Retype, exactly as written, every line from the one containing "Emit a web page" down to the one containing "const allValues = [valuesA, valuesB, valuesC, valuesD];", including both, and nothing else.

** start Supplied material **

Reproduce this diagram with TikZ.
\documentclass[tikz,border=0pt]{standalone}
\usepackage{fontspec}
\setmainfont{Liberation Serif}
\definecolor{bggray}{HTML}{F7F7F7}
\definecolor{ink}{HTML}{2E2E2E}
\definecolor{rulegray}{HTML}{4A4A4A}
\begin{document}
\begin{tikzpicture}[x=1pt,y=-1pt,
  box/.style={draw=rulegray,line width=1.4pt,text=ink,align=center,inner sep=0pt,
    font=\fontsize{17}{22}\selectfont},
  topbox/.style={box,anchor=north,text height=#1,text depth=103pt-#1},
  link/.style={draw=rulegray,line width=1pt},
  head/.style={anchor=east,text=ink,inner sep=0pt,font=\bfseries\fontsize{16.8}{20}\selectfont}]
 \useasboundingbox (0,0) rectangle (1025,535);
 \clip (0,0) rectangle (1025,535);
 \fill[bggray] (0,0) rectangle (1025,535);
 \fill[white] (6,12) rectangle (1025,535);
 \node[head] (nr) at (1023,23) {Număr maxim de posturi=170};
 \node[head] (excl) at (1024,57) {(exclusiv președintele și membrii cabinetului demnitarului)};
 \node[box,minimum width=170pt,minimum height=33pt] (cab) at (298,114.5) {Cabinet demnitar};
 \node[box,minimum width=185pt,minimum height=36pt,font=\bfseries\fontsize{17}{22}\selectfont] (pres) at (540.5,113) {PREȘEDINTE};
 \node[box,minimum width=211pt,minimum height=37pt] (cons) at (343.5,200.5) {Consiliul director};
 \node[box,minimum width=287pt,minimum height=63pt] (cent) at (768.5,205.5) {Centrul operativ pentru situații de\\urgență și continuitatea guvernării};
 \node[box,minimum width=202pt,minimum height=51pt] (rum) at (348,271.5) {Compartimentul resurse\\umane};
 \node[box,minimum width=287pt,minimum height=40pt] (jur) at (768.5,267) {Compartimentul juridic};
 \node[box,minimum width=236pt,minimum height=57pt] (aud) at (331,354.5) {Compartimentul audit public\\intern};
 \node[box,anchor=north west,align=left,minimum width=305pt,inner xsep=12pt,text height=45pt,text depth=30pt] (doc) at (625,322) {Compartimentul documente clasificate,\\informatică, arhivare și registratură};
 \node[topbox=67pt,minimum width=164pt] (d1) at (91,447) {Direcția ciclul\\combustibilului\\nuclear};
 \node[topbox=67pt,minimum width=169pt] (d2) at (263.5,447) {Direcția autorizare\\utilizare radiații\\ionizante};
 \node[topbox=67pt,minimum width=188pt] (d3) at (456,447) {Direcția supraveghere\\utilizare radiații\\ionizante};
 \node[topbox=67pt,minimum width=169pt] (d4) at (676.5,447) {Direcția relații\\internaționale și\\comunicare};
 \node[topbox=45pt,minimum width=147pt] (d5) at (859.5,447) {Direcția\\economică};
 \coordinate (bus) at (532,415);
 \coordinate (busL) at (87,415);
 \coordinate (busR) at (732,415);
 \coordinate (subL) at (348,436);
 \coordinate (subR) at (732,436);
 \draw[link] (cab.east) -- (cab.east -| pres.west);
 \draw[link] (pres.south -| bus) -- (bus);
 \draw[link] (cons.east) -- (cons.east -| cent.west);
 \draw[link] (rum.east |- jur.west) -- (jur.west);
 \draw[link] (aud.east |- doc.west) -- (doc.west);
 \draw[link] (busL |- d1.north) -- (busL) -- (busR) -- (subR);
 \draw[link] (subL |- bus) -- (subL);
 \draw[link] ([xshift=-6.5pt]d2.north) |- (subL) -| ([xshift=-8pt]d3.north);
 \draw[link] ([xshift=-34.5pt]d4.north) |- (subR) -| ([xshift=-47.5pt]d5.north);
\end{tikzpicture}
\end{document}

** end Supplied material **
** start Supplied material **

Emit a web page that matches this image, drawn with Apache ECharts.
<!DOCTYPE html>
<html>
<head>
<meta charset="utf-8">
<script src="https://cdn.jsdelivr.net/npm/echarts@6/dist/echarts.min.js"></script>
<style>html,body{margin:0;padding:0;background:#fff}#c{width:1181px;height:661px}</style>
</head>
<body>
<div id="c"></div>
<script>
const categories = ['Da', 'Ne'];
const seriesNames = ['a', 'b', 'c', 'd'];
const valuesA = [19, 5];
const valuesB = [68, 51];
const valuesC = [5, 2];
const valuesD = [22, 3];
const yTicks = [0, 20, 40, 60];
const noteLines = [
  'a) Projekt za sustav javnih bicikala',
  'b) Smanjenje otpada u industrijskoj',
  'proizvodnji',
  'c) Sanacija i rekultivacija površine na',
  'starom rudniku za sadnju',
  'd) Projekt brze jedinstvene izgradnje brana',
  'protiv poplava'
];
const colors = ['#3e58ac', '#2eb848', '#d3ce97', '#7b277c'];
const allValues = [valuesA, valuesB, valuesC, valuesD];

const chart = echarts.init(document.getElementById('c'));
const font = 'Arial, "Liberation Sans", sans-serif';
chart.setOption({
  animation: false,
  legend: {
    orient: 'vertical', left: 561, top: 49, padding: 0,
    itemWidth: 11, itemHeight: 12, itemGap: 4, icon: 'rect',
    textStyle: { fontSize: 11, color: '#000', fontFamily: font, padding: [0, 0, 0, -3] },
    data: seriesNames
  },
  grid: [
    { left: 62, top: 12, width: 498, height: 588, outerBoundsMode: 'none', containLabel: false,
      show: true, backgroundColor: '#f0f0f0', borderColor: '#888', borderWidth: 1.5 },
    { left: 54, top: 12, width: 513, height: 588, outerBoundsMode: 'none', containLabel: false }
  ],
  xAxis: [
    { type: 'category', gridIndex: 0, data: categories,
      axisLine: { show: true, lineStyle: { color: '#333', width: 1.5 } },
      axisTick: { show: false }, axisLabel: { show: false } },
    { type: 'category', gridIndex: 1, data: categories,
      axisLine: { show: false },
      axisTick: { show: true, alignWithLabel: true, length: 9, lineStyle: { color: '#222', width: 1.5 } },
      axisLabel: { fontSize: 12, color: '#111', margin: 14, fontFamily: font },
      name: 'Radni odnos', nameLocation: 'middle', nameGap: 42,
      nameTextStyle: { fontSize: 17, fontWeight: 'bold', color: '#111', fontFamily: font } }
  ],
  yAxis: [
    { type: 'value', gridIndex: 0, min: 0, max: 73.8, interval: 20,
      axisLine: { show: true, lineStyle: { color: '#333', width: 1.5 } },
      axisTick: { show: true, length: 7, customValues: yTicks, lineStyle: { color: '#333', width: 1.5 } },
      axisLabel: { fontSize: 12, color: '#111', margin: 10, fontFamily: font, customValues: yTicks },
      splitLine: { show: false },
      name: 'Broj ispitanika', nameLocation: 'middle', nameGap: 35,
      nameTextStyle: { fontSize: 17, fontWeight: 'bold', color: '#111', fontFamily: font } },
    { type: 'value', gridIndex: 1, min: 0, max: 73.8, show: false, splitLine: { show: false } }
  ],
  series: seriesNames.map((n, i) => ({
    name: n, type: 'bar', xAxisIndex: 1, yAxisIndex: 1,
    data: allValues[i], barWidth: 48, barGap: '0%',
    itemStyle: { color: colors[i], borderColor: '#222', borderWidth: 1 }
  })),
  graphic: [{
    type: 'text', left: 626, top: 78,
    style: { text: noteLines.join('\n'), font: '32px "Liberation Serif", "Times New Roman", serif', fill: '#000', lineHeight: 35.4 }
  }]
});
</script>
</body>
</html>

** end Supplied material **

Reply:
Emit a web page that matches this image, drawn with Apache ECharts.
<!DOCTYPE html>
<html>
<head>
<meta charset="utf-8">
<script src="https://cdn.jsdelivr.net/npm/echarts@6/dist/echarts.min.js"></script>
<style>html,body{margin:0;padding:0;background:#fff}#c{width:1181px;height:661px}</style>
</head>
<body>
<div id="c"></div>
<script>
const categories = ['Da', 'Ne'];
const seriesNames = ['a', 'b', 'c', 'd'];
const valuesA = [19, 5];
const valuesB = [68, 51];
const valuesC = [5, 2];
const valuesD = [22, 3];
const yTicks = [0, 20, 40, 60];
const noteLines = [
  'a) Projekt za sustav javnih bicikala',
  'b) Smanjenje otpada u industrijskoj',
  'proizvodnji',
  'c) Sanacija i rekultivacija površine na',
  'starom rudniku za sadnju',
  'd) Projekt brze jedinstvene izgradnje brana',
  'protiv poplava'
];
const colors = ['#3e58ac', '#2eb848', '#d3ce97', '#7b277c'];
const allValues = [valuesA, valuesB, valuesC, valuesD];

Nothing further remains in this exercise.